Agama sendiri memberi petunjuk bahwa perdebatan ini harus dalam kerangka “Wajadilhum billati Hiya Ahsan”, (QS. an Nahl: 125). Artinya “berdebatlah dengan cara terbaik”, yakni dengan menghindari penggunaan narasi atau kata-kata kasar menyerang lawan politik, dan senantiasa mengacu pada data yang valid sehingga bebas dari hoax.
Hal ini semua dapat terwujud dengan baik, apabila para kontestan lebih mengedepankan semangat persaudaraan sesama anak bangsa dibandingkan kepentingan dan persaingan politik yang sifatnya sesaat, “Seorang mukmin dengan mukmin lainnya seperti satu bangunan yang tersusun rapi yang satu bagian menguatkan bagian yang lain”. (HR. Bukhari, Muslim).
Bukankah demokrasi memberikan ruang kepada setiap warga negara secara bebas dalam menentukan pilihan politiknya tanpa ada tekanan dari pihak manapun, baik tekanan secara langsung maupun tidak langsung.

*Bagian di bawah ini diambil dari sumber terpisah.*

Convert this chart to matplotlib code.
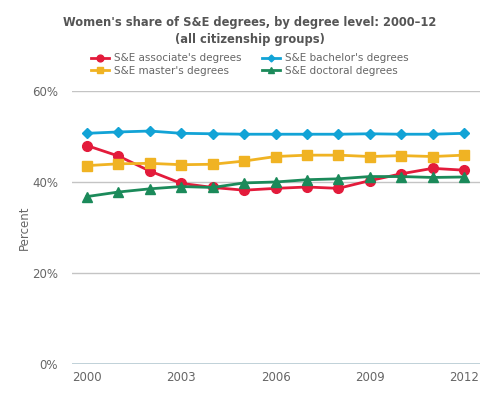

Kalau demikian adanya, maka diperlukan kesadaran kolektif kita semua sebagai bangsa, untuk terus membangun sinergi dan komunkasi yang intensif dengan pihak-pihak yang terkait khususnya jajaran Polri, agar benar-benar seluruh tahapan Pilkada bisa berjalan dengan baik dan aman, sehingga kondisi kamtibmas khususnya di kota Makassar bisa tetap terawat dengan baik. Hal ini semua didasari dengan sebuah jargon #Perbedaan pilihan politik bukanlah alasan untuk merusak persaudaraan dan persatuan. (*)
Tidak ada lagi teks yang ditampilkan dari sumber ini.